Lines containing the string "this" are to be counted. Write only how many there are.

Source data:
## start

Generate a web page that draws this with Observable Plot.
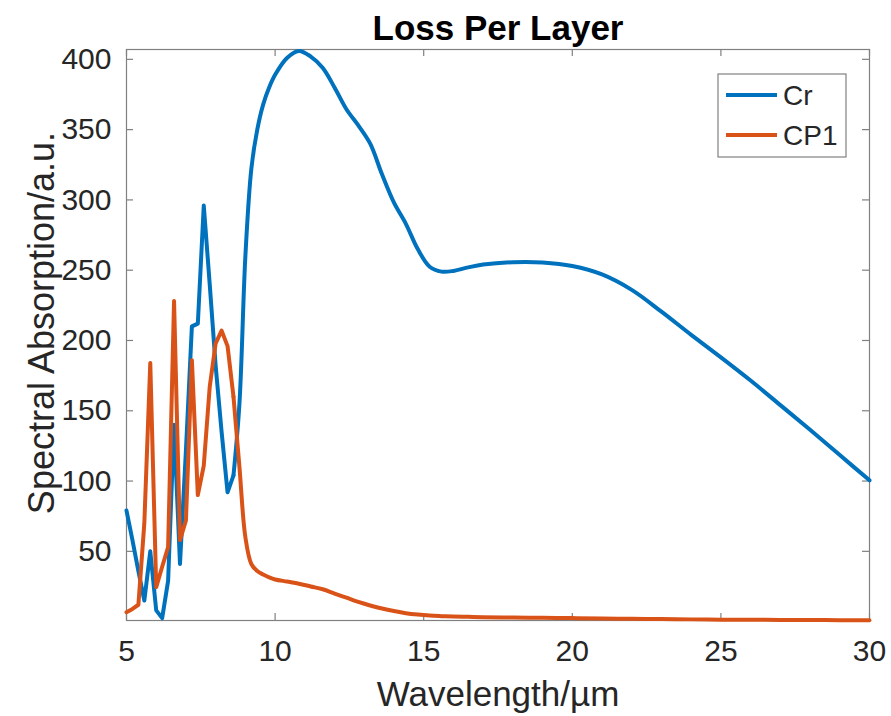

## end
## start

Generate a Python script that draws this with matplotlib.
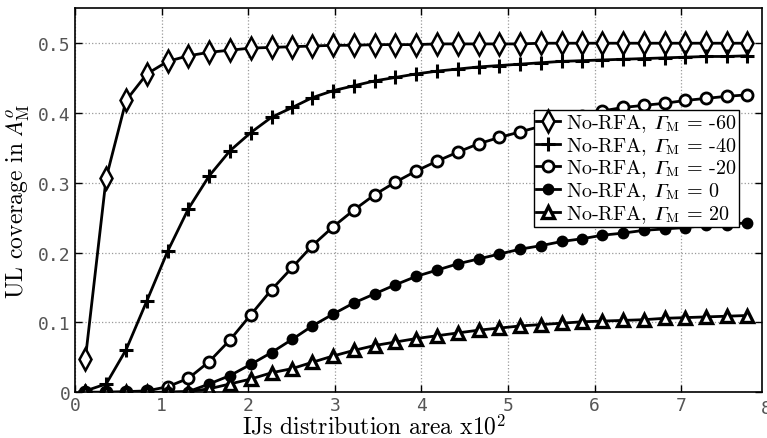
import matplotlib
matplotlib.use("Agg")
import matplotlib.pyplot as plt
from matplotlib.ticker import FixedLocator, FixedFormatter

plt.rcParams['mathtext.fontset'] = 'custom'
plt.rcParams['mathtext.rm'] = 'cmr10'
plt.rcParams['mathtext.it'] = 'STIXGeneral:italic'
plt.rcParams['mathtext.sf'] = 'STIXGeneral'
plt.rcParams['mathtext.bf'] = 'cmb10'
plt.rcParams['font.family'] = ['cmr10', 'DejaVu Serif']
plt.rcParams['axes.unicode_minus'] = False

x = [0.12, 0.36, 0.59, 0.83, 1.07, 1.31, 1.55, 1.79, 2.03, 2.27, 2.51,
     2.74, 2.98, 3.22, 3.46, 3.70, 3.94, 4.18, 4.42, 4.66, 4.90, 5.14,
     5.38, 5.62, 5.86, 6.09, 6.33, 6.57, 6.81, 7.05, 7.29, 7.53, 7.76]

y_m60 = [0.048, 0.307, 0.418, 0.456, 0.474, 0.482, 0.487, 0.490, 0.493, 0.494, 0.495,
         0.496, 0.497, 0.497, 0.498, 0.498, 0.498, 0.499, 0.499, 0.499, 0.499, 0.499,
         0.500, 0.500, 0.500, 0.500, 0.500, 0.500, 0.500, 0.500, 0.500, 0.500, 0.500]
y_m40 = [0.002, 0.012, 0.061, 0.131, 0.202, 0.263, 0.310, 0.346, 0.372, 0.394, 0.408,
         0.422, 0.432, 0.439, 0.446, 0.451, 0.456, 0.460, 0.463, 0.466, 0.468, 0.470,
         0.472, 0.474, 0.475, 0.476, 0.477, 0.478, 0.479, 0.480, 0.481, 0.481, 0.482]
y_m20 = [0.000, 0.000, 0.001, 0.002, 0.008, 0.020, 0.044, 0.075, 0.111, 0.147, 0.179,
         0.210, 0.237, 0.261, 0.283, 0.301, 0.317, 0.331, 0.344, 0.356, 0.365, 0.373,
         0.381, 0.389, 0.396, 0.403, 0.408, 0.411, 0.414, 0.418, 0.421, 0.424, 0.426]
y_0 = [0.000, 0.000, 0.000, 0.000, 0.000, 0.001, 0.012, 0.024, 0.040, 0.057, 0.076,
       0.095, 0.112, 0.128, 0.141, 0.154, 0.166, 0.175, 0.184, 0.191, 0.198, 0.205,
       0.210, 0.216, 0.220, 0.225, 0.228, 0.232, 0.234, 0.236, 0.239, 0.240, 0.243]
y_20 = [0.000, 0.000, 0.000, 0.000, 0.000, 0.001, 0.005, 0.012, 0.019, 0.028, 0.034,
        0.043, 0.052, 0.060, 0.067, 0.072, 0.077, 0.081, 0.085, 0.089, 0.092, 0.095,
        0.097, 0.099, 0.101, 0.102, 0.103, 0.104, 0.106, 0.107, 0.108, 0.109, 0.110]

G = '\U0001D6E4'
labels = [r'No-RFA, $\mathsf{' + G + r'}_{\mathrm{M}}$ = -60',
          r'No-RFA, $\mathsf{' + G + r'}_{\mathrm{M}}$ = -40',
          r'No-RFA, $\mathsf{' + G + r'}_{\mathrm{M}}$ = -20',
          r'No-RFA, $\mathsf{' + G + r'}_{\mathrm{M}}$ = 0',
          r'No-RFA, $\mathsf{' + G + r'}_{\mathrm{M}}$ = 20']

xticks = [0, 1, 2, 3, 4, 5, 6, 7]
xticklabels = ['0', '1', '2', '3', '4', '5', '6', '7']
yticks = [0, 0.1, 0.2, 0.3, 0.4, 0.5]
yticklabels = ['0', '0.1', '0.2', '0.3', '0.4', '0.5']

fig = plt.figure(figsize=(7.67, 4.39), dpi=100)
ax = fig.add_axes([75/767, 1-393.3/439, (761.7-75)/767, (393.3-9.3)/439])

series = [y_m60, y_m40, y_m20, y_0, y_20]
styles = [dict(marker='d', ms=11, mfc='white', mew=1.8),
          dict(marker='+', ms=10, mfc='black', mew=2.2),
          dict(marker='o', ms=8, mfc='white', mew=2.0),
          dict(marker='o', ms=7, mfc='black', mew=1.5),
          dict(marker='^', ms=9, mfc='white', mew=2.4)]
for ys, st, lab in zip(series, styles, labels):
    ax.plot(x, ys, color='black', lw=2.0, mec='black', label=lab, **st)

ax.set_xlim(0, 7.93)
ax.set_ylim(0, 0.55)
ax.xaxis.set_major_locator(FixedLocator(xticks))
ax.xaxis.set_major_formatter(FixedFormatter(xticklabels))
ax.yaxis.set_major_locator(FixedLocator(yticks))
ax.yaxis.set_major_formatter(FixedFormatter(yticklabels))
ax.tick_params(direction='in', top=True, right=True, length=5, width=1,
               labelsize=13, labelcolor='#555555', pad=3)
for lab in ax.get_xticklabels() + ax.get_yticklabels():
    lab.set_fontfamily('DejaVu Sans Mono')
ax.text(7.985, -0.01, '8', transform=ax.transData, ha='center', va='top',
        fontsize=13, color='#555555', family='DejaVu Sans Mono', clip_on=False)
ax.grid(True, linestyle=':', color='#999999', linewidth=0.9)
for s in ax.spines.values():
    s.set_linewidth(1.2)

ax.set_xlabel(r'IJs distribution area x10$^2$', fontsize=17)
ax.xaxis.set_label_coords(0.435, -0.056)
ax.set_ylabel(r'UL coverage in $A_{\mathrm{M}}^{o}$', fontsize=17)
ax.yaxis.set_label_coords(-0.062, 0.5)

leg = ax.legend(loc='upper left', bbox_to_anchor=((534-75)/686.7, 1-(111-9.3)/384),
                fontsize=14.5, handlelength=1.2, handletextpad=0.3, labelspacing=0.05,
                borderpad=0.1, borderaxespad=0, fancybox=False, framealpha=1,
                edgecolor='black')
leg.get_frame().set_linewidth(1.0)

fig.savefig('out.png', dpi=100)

## end

The output: 2